Unnamed: 0,points,assists,rebounds
0,25,5,11
1,12,7,8
2,15,7,10
3,14,9,6
4,19,12,6
5,23,9,5
6,25,9,9
7,30,4,12
8,1,5,7
9,20,4,10


In [3]:
mean_ = df["points"].mean()
trim = stats.trim_mean(df["points"], 0.1)
median_ = df["points"].median()
weighted_mean = np.average(df["points"], weights=df["assists"])
weighted_median = wquantiles.median(df["points"], weights=df["assists"])
print(f"mean is {mean_},\ntrim_mean is {trim},\
      \nmedian is {median_},\nweighted mean is {weighted_mean},\
      \nweighted median is {weighted_median}")

mean is 18.4,
trim_mean is 19.125,      
median is 19.5,
weighted mean is 18.380281690140844,      
weighted median is 19.1875


## Estimates of variability 
- **Deviations** (errors, residuals)
- **Variance** (mean-squared-error)
- **Standard Deviation** (square root of the variance)
- **Mean absolute deviation** (l1-norm, Manhattan norm)
- **Median absolute deviation from the median** 
- **Range**
- **Order statistics** (ranks)
- **Percentile** (quantile)
- **Interquartile range** (IQR)

### Standard deviation. 

It is based on deviations between the estimate of location and the observed data. They tell us how dispersed is the data around the central value. 

In [55]:
list_ = pd.DataFrame({"col1": [1, 25, 3, 5, 7]})
mean_ = list_["col1"].mean()
median_ = list_["col1"].median()
print(f"The mean is {mean_} and the median is {median_}")

The mean is 8.2 and the median is 5.0


The deviations from the mean are the differences:


In [56]:
list_["deviations"] = [x - median_ for x in list_["col1"]]
list_

Unnamed: 0,col1,deviations
0,1,-4.0
1,25,20.0
2,3,-2.0
3,5,0.0
4,7,2.0


The sum of deviations from the mean is zero. 

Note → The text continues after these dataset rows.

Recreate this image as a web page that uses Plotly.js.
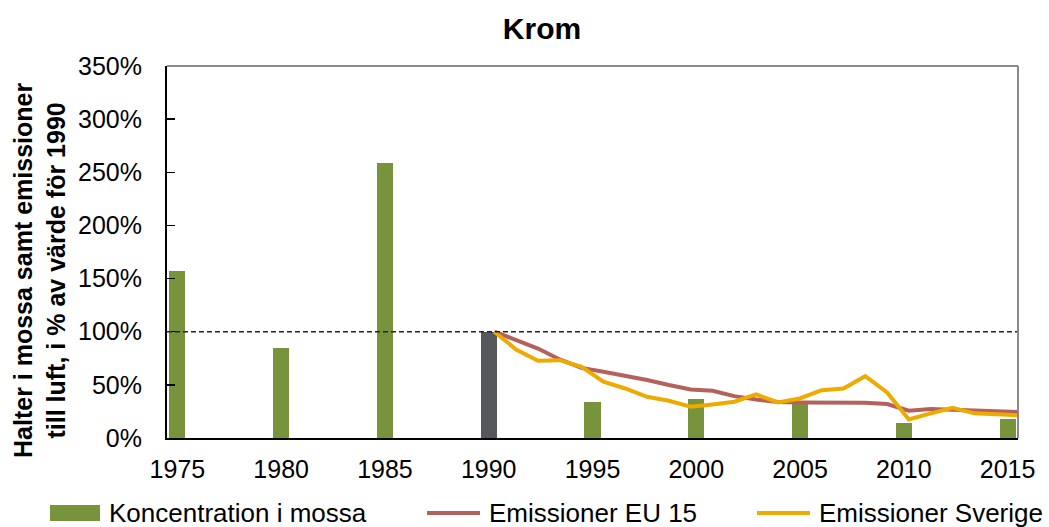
<!DOCTYPE html>
<html><head><meta charset="utf-8">
<script src="https://cdn.plot.ly/plotly-3.0.1.min.js"></script>
<style>html,body{margin:0;padding:0;background:#fff}#chart{width:1049px;height:527px}</style>
</head><body><div id="chart"></div>
<script>
// ---- data ----
const mossYears = [1975, 1980, 1985, 1990, 1995, 2000, 2005, 2010, 2015];
const mossValues = [157, 85, 259, 100, 34, 37, 32.5, 14.4, 18.1];
const emissionYears = [1990, 1991, 1992, 1993, 1994, 1995, 1996, 1997, 1998, 1999, 2000, 2001, 2002,
                       2003, 2004, 2005, 2006, 2007, 2008, 2009, 2010, 2011, 2012, 2013, 2014];
const emissionsEU15 = [100, 92, 84.2, 73.9, 66, 62.3, 58.5, 54.5, 49.8, 45.7, 44.4, 39.4, 36.3,
                       33.8, 33.5, 33.2, 33.5, 33.2, 31.9, 25.7, 27.2, 26.3, 25.7, 25, 24.4];
const emissionsSverige = [100, 83.3, 72.6, 73.2, 67, 52.9, 46.6, 38.8, 35, 29.4, 31.6, 34.1, 41,
                          33.5, 37.2, 45, 46.6, 58.2, 42.9, 17.5, 23.2, 28.5, 23.2, 22.5, 21.3];
const baseYear = 1990;
const baseLevel = 100;
const xTickYears = [1975, 1980, 1985, 1990, 1995, 2000, 2005, 2010, 2015];
const yTickValues = [0, 50, 100, 150, 200, 250, 300, 350];
const seriesNames = ["Koncentration i mossa", "Emissioner EU 15", "Emissioner Sverige"];
const chartTitle = "Krom";
const yTitle = "Halter i mossa samt emissioner<br>till luft, i % av värde för 1990";

// ---- style ----
const GREEN = "#77933C", GREY = "#55575C", BROWN = "#B5615B", ORANGE = "#EFAA00";
const FONT = "Liberation Sans, Arial, Helvetica, sans-serif";
const W = 1049, H = 527;
const plotL = 167, plotR = 1018, plotT = 66, plotB = 438;
const px2x = p => (p - plotL) / (plotR - plotL);
const py2y = p => (plotB - p) / (plotB - plotT);

const traces = [
  {
    type: "bar", name: seriesNames[0], x: mossYears, y: mossValues, width: 0.78,
    marker: { color: mossYears.map(y => y === baseYear ? GREY : GREEN), line: { width: 0 } },
    hoverinfo: "x+y"
  },
  {
    type: "scatter", mode: "lines", name: seriesNames[1], x: emissionYears, y: emissionsEU15,
    xaxis: "x2", yaxis: "y", line: { color: BROWN, width: 4 }
  },
  {
    type: "scatter", mode: "lines", name: seriesNames[2], x: emissionYears, y: emissionsSverige,
    xaxis: "x2", yaxis: "y", line: { color: ORANGE, width: 4 }
  }
];

const legendItems = [
  { kind: "rect", color: GREEN, x0: 50, x1: 100, tx: 107, text: seriesNames[0] },
  { kind: "line", color: BROWN, x0: 427, x1: 480, tx: 487, text: seriesNames[1] },
  { kind: "line", color: ORANGE, x0: 757, x1: 810, tx: 817, text: seriesNames[2] }
];
const legendY = 513;

const shapes = [
  { type: "line", xref: "paper", yref: "y", x0: 0, x1: 1, y0: baseLevel, y1: baseLevel,
    line: { color: "#222", width: 1.4, dash: "5px,3px" }, layer: "above" },
  { type: "line", xref: "paper", yref: "paper", x0: 0, x1: 1, y0: 1, y1: 1,
    line: { color: "#8A8A8A", width: 2 }, layer: "above" },
  { type: "line", xref: "paper", yref: "paper", x0: 1, x1: 1, y0: 0, y1: 1,
    line: { color: "#8A8A8A", width: 2 }, layer: "above" }
];
const annotations = [
  { xref: "paper", yref: "paper", x: px2x(39), y: py2y(271), text: "<b>" + yTitle + "</b>",
    textangle: -90, showarrow: false, xanchor: "center", yanchor: "middle",
    font: { family: FONT, size: 25, color: "#000" } }
];
legendItems.forEach(it => {
  if (it.kind === "rect") {
    shapes.push({ type: "rect", xref: "paper", yref: "paper", x0: px2x(it.x0), x1: px2x(it.x1),
      y0: py2y(legendY + 8), y1: py2y(legendY - 8), fillcolor: it.color, line: { width: 0 } });
  } else {
    shapes.push({ type: "line", xref: "paper", yref: "paper", x0: px2x(it.x0), x1: px2x(it.x1),
      y0: py2y(legendY), y1: py2y(legendY), line: { color: it.color, width: 4 } });
  }
  annotations.push({ xref: "paper", yref: "paper", x: px2x(it.tx), y: py2y(legendY), text: it.text,
    showarrow: false, xanchor: "left", yanchor: "middle", font: { family: FONT, size: 26, color: "#000" } });
});

const layout = {
  width: W, height: H,
  margin: { l: plotL, r: W - plotR, t: plotT, b: H - plotB, pad: 0 },
  paper_bgcolor: "#fff", plot_bgcolor: "#fff",
  font: { family: FONT, size: 25, color: "#000" },
  showlegend: false,
  title: { text: "<b>" + chartTitle + "</b>", font: { family: FONT, size: 30, color: "#000" },
           xref: "container", yref: "container", x: 542 / W, y: 1 - 28.5 / H,
           xanchor: "center", yanchor: "middle" },
  xaxis: { range: [1974.5, 2015.5], tickmode: "array", tickvals: xTickYears, ticktext: xTickYears.map(String),
           ticks: "", showline: true, linecolor: "#000", linewidth: 2, showgrid: false,
           zeroline: false, tickfont: { size: 25 }, ticklabelstandoff: 8 },
  xaxis2: { overlaying: "x", range: [1975, 2014], visible: false, showgrid: false, zeroline: false },
  yaxis: { range: [0, 350], tickmode: "array", tickvals: yTickValues, ticktext: yTickValues.map(v => v + "%"),
           ticks: "inside", ticklen: 8,
           tickwidth: 1.5, tickcolor: "#000", showline: true, linecolor: "#000", linewidth: 2,
           showgrid: false, zeroline: false, tickfont: { size: 25 }, ticklabelstandoff: 18 },
  bargap: 0,
  shapes: shapes,
  annotations: annotations
};

Plotly.newPlot("chart", traces, layout, { displayModeBar: false, staticPlot: true });
</script>
</body></html>
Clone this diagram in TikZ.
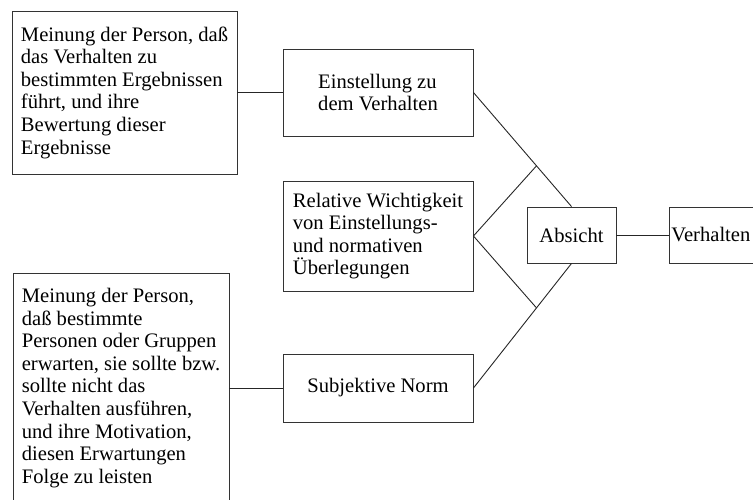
\documentclass[tikz,border=0pt]{standalone}
\usepackage{fontspec}
\setmainfont{Liberation Serif}
\usetikzlibrary{calc}

\begin{document}
\begin{tikzpicture}[
  x=1pt, y=-1pt,
  box/.style={rectangle, draw=black!80, line width=0.9pt, align=left, inner sep=0pt,
              font=\fontsize{20.6}{22.6}\selectfont},
  link/.style={black!85, line width=0.9pt}
]
  \useasboundingbox (0,0) rectangle (753,499);

  % beliefs on the left
  \node[box, minimum width=225, minimum height=163] (beliefA) at (124.5,92.5)
    {Meinung der Person, daß\\das Verhalten zu\\bestimmten Ergebnissen\\führt, und ihre\\Bewertung dieser\\Ergebnisse};
  \node[box, minimum width=216, minimum height=230] (beliefB) at (121,388)
    {Meinung der Person,\\daß bestimmte\\Personen oder Gruppen\\erwarten, sie sollte bzw.\\sollte nicht das\\Verhalten ausführen,\\und ihre Motivation,\\diesen Erwartungen\\Folge zu leisten};

  % middle column
  \node[box, minimum width=190, minimum height=87]  (attitude) at (378,92.5) {Einstellung zu\\dem Verhalten};
  \node[box, minimum width=190, minimum height=110] (weight)   at (378,236)  {Relative Wichtigkeit\\von Einstellungs-\\und normativen\\Überlegungen};
  \node[box, minimum width=190, minimum height=68]  (norm)     at (378,388)  {Subjektive Norm};

  % right side
  \node[box, minimum width=89, minimum height=56]  (intent)   at (571.5,235) {Absicht};
  \node[box, minimum height=56, anchor=west, inner xsep=2, text width=96] (behavior) at (669,235) {Verhalten};

  \draw[link] (beliefA) -- (attitude);
  \draw[link] (beliefB) -- (norm);
  \draw[link] (intent) -- (behavior);

  \draw[link] (attitude.east) -- (intent.north);
  \draw[link] (norm.east) -- (intent.south);
  \coordinate (upper) at ($(attitude.east)!0.643!(intent.north)$);
  \coordinate (lower) at ($(norm.east)!0.643!(intent.south)$);
  \draw[link] (upper) -- (weight.east) -- (lower);
\end{tikzpicture}
\end{document}
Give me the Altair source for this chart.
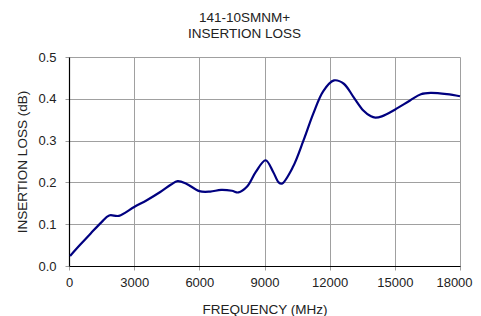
import altair as alt
import pandas as pd

freq = [50, 500, 1000, 1500, 1850, 2300, 3000, 3600, 4200, 4700, 5000, 5400,
        6000, 6500, 7000, 7500, 7800, 8200, 8600, 9050, 9400, 9650, 9800,
        10300, 10800, 11250, 11700, 12200, 12650, 13100, 13550, 13900,
        14100, 14400, 15000, 15700, 16200, 16650, 17400, 18000]
loss = [0.024, 0.05, 0.078, 0.105, 0.121, 0.12, 0.141, 0.158, 0.177, 0.195, 0.203, 0.197,
        0.179, 0.178, 0.182, 0.18, 0.176, 0.19, 0.225, 0.253, 0.225, 0.2, 0.197,
        0.236, 0.301, 0.365, 0.418, 0.444, 0.436, 0.404, 0.372, 0.358,
        0.355, 0.358, 0.374, 0.396, 0.411, 0.414, 0.411, 0.406]

x_ticks = [0, 3000, 6000, 9000, 12000, 15000, 18000]
y_ticks = [0.0, 0.1, 0.2, 0.3, 0.4, 0.5]

df = pd.DataFrame({"freq": freq, "loss": loss})

FONT = "Liberation Sans"

chart = alt.Chart(df).mark_line(
    color="#000080", strokeWidth=2.2, interpolate="catmull-rom"
).encode(
    x=alt.X("freq:Q", scale=alt.Scale(domain=[0, 18000], nice=False),
            axis=alt.Axis(values=x_ticks, title="FREQUENCY (MHz)", format="d",
                          labelFlush=False,
                          labelOffset=alt.condition("datum.value == 18000",
                                                    alt.value(-6), alt.value(0)))),
    y=alt.Y("loss:Q", scale=alt.Scale(domain=[0, 0.5], nice=False),
            axis=alt.Axis(values=y_ticks, title="INSERTION LOSS (dB)", format=".1f")),
).properties(
    width=391, height=209,
    autosize=alt.AutoSizeParams(type="none"),
    padding={"left": 61, "top": 49, "right": 13, "bottom": 60},
    title=alt.TitleParams(text=["141-10SMNM+", "INSERTION LOSS"], fontSize=13.5,
                          font=FONT, fontWeight="normal", color="#222222",
                          anchor="middle", dx=-20, offset=11, lineHeight=16),
).configure_view(stroke=None).configure_axis(
    labelFont=FONT, titleFont=FONT, labelFontSize=13, titleFontSize=13.5,
    titleFontWeight="normal", labelColor="#222222", titleColor="#222222",
    domainColor="#000000", domainWidth=1.2, gridColor="#a0a0a0", gridWidth=1,
    tickColor="#a0a0a0", tickSize=4,
).configure_axisX(
    labelPadding=6, titlePadding=13,
).configure_axisY(
    labelPadding=9, titlePadding=8,
)

chart.save("out.html", embed_options={"renderer": "svg", "actions": False})
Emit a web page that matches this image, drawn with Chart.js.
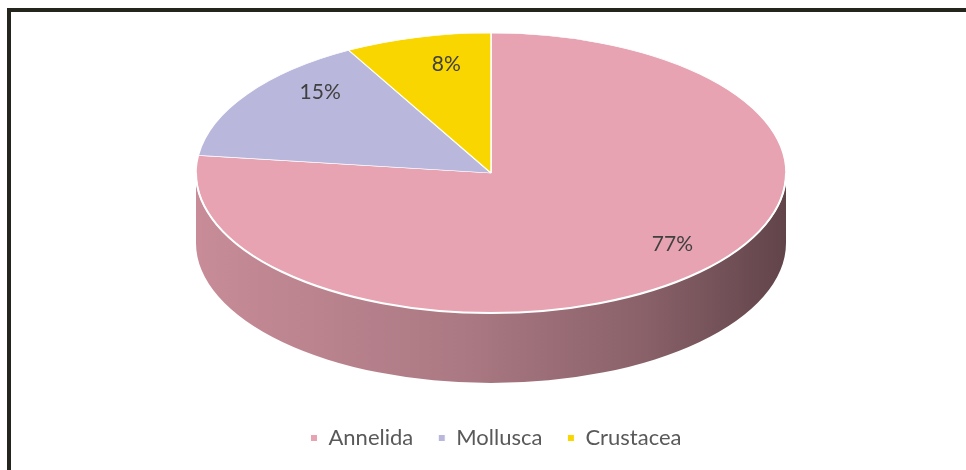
<!DOCTYPE html>
<html>
<head>
<meta charset="utf-8">
<script src="https://cdn.jsdelivr.net/npm/chart.js@4.4.1/dist/chart.umd.min.js"></script>
<style>
    html, body { margin: 0; padding: 0; background: #fff; }
    #wrap { position: relative; width: 966px; height: 470px; }
    #moldura { position: absolute; left: 7px; top: 8px; right: 0; bottom: 0;
        border-left: 4px solid #24251d; border-top: 4px solid #24251d; pointer-events: none; }
    canvas { position: absolute; left: 0; top: 0; }
</style>
</head>
<body>
<div id="wrap">
    <canvas id="grafico" width="966" height="470"></canvas>
    <div id="moldura"></div>
</div>
<script>
const categorias = ['Annelida', 'Mollusca', 'Crustacea'];
const percentuais = [77, 15, 8];
const cores = ['#e7a3b1', '#b9b8dc', '#f9d600'];

const fonte = 'Lato, "Open Sans", sans-serif';

function escurecer(hex, f) {
    const n = parseInt(hex.slice(1), 16);
    const r = Math.round(((n >> 16) & 255) * f);
    const g = Math.round(((n >> 8) & 255) * f);
    const b = Math.round((n & 255) * f);
    return `rgb(${r},${g},${b})`;
}

// Plugin que desenha a pizza "3D": achata as fatias e desenha a lateral
const pizza3d = {
    id: 'pizza3d',
    beforeDatasetsDraw(chart, args, opts) {
        const ctx = chart.ctx;
        const arcos = chart.getDatasetMeta(0).data;
        if (!arcos.length) return;
        const { cx, cy, rx, ry, profundidade } = opts;

        // lateral visível (metade da frente)
        arcos.forEach((arco, i) => {
            const cor = cores[i];
            const grad = ctx.createLinearGradient(cx - rx, 0, cx + rx, 0);
            grad.addColorStop(0, escurecer(cor, 0.86));
            grad.addColorStop(0.45, escurecer(cor, 0.74));
            grad.addColorStop(0.75, escurecer(cor, 0.6));
            grad.addColorStop(1, escurecer(cor, 0.42));
            for (let k = -1; k <= 1; k++) {
                const lo = Math.max(arco.startAngle, 2 * Math.PI * k);
                const hi = Math.min(arco.endAngle, 2 * Math.PI * k + Math.PI);
                if (hi <= lo) continue;
                ctx.save();
                ctx.beginPath();
                ctx.ellipse(cx, cy, rx, ry, 0, lo, hi);
                ctx.ellipse(cx, cy + profundidade, rx, ry, 0, hi, lo, true);
                ctx.closePath();
                ctx.fillStyle = grad;
                ctx.fill();
                ctx.restore();
            }
        });

        // achatar o topo
        const R = arcos[0].outerRadius;
        ctx.save();
        ctx.translate(cx, cy);
        ctx.scale(rx / R, ry / R);
        ctx.translate(-arcos[0].x, -arcos[0].y);
    },
    afterDatasetsDraw(chart, args, opts) {
        const ctx = chart.ctx;
        const arcos = chart.getDatasetMeta(0).data;
        if (!arcos.length) return;
        ctx.restore();
        const { cx, cy, rx, ry } = opts;

        // borda branca da frente
        ctx.save();
        ctx.beginPath();
        ctx.ellipse(cx, cy, rx, ry, 0, 0, Math.PI);
        ctx.strokeStyle = '#ffffff';
        ctx.lineWidth = 2;
        ctx.stroke();
        ctx.restore();

        // rótulos
        const total = percentuais.reduce((a, b) => a + b, 0);
        ctx.save();
        ctx.font = '21px ' + fonte;
        ctx.fillStyle = '#404040';
        ctx.textAlign = 'center';
        ctx.textBaseline = 'middle';
        arcos.forEach((arco, i) => {
            const meio = (arco.startAngle + arco.endAngle) / 2;
            const f = opts.raioRotulo[i];
            const x = cx + f * rx * Math.cos(meio);
            const y = cy + opts.deslocRotulo + f * ry * Math.sin(meio);
            ctx.fillText(Math.round(percentuais[i] / total * 100) + '%', x, y);
        });
        ctx.restore();
    }
};

new Chart(document.getElementById('grafico'), {
    type: 'pie',
    data: {
        labels: categorias,
        datasets: [{
            data: percentuais,
            backgroundColor: cores,
            borderColor: '#ffffff',
            borderWidth: 1
        }]
    },
    options: {
        responsive: false,
        animation: false,
        events: [],
        layout: { padding: { left: 26, bottom: 11 } },
        plugins: {
            tooltip: { enabled: false },
            legend: {
                position: 'bottom',
                labels: {
                    boxWidth: 7,
                    boxHeight: 7,
                    padding: 25,
                    color: '#595959',
                    font: { family: fonte, size: 22 }
                }
            },
            pizza3d: {
                cx: 491, cy: 173, rx: 295, ry: 140, profundidade: 70,
                raioRotulo: [0.93, 0.7, 0.61],
                deslocRotulo: -26
            }
        }
    },
    plugins: [pizza3d]
});
</script>
</body>
</html>
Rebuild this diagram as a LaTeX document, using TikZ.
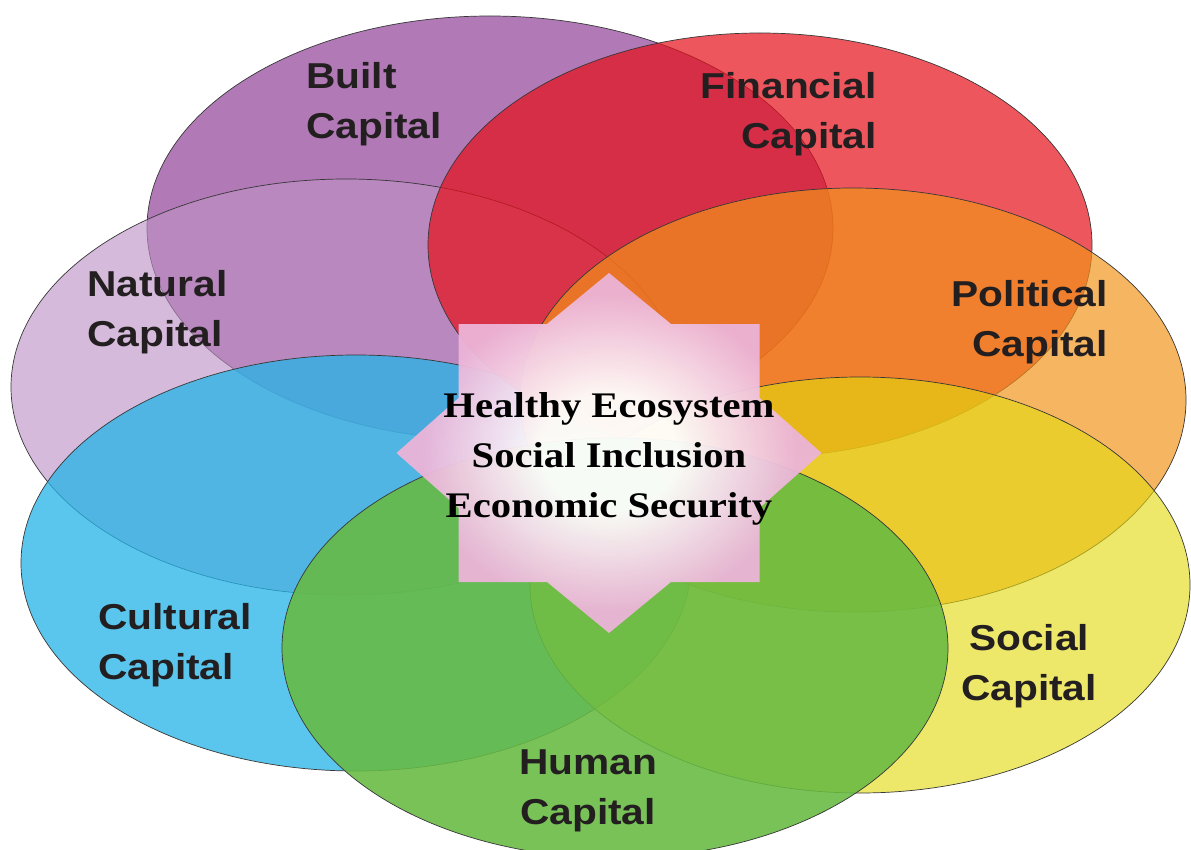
\documentclass[tikz,border=0pt]{standalone}
\usepackage{fontspec}
\newfontfamily\labfont[FakeStretch=1.13]{Liberation Sans}
\newfontfamily\starfont[FakeStretch=1.13]{Liberation Serif}
\definecolor{cBuilt}{RGB}{152,78,158}
\definecolor{cNatural}{RGB}{189,145,197}
\definecolor{cCultural}{RGB}{36,180,231}
\definecolor{cFinancial}{RGB}{232,15,25}
\definecolor{cPolitical}{RGB}{242,148,23}
\definecolor{cSocial}{RGB}{227,218,15}
\definecolor{cHuman}{RGB}{103,186,66}
\definecolor{edgegray}{RGB}{55,55,55}
\definecolor{starpink}{RGB}{236,180,216}
\definecolor{labink}{RGB}{35,31,32}
\pgfdeclareradialshading{starshade}{\pgfpoint{0bp}{0bp}}{color(0bp)=(white); color(8bp)=(white); color(22bp)=(starpink); color(50bp)=(starpink)}
\tikzset{
  capellipse/.style={draw=edgegray, line width=0.7pt},
  caplabel/.style={font=\labfont\bfseries\fontsize{36}{50}\selectfont, text=labink, inner sep=0pt},
  goaltext/.style={font=\starfont\bfseries\fontsize{36}{50}\selectfont, text=black, inner sep=0pt, align=center},
}
\begin{document}
\begin{tikzpicture}[x=1pt,y=-1pt]
\useasboundingbox (0,0) rectangle (1191,850);
\clip (0,0) rectangle (1191,850);
\fill[white] (0,0) rectangle (1191,850);
% centres of the seven capitals
\coordinate (built) at (490,228);
\coordinate (natural) at (346,387);
\coordinate (cultural) at (356,563);
\coordinate (financial) at (760,245);
\coordinate (political) at (853,400);
\coordinate (social) at (860,585);
\coordinate (human) at (615,648);
\coordinate (star) at (609,453);
% ellipses
\draw[capellipse, fill=cBuilt, fill opacity=0.75] (built) ellipse [x radius=343pt, y radius=212pt];
\draw[capellipse, fill=cNatural, fill opacity=0.62] (natural) ellipse [x radius=335pt, y radius=208pt];
\draw[capellipse, fill=cCultural, fill opacity=0.75] (cultural) ellipse [x radius=335pt, y radius=208pt];
\draw[capellipse, fill=cFinancial, fill opacity=0.7] (financial) ellipse [x radius=332pt, y radius=212pt];
\draw[capellipse, fill=cPolitical, fill opacity=0.68] (political) ellipse [x radius=333pt, y radius=212pt];
\draw[capellipse, fill=cSocial, fill opacity=0.62] (social) ellipse [x radius=330pt, y radius=208pt];
\draw[capellipse, fill=cHuman, fill opacity=0.88] (human) ellipse [x radius=333pt, y radius=210pt];
% central star
\begin{scope}[shift={(star)}]
\shade[shading=starshade, fill opacity=0.95]
  (0,-180) -- (62,-129) -- (150.5,-129) -- (150.5,-55) -- (212.5,0) -- (150.5,55)
  -- (150.5,129) -- (62,129) -- (0,180) -- (-62,129) -- (-150.5,129) -- (-150.5,55)
  -- (-212.5,0) -- (-150.5,-55) -- (-150.5,-129) -- (-62,-129) -- cycle;
\end{scope}
\node[goaltext] (goals) at (609,458.6) {Healthy Ecosystem\\Social Inclusion\\Economic Security};
% labels
\node[caplabel, align=left, anchor=west] (builtlab) at (306,104) {Built\\Capital};
\node[caplabel, align=left, anchor=west] (naturallab) at (87,312.5) {Natural\\Capital};
\node[caplabel, align=right, anchor=east] (financiallab) at (877,114) {Financial\\Capital};
\node[caplabel, align=right, anchor=east] (politicallab) at (1108,322.5) {Political\\Capital};
\node[caplabel, align=left, anchor=west] (culturallab) at (98,645.5) {Cultural\\Capital};
\node[caplabel, align=center] (sociallab) at (1029,666.5) {Social\\Capital};
\node[caplabel, align=center] (humanlab) at (588,791) {Human\\Capital};
\end{tikzpicture}
\end{document}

Mean absolute deviation consists in the sum of the absolute values of the deviations from the mean and their average

$${Mean absolute deviation} =  \frac{\sum _{i=1}^{n} \left | x_{i}-\bar{x} \right |}{n} $$

### Variance and standard deviation

$$ s^{2} =  \frac{\sum _{i=1}^{n}  (x_{i}-\bar{x})^{2} }{n-1}  $$

$$s = \sqrt{variance}$$

They are sensitive to outliers since they are based on the squared deviations (both numbers are going to be very high in this example because of the "25" in the index 1 of col1)

### Median absolute deviation 

Is a robust estimate of variability

$$MAD = Median(\left | x_{1} -m \right |, \left | x_{2} -m \right |,...,\left | x_{N} -m \right |)$$ 
where m is the median. 

### Percentiles 

To avoid sensitivity to outliers, we can look at the range of the data after dropping values from each end. The Pth percentile is a value such that at least P percent of the values take on this value or less and at least (100-P) percent of the values take on this value or more. 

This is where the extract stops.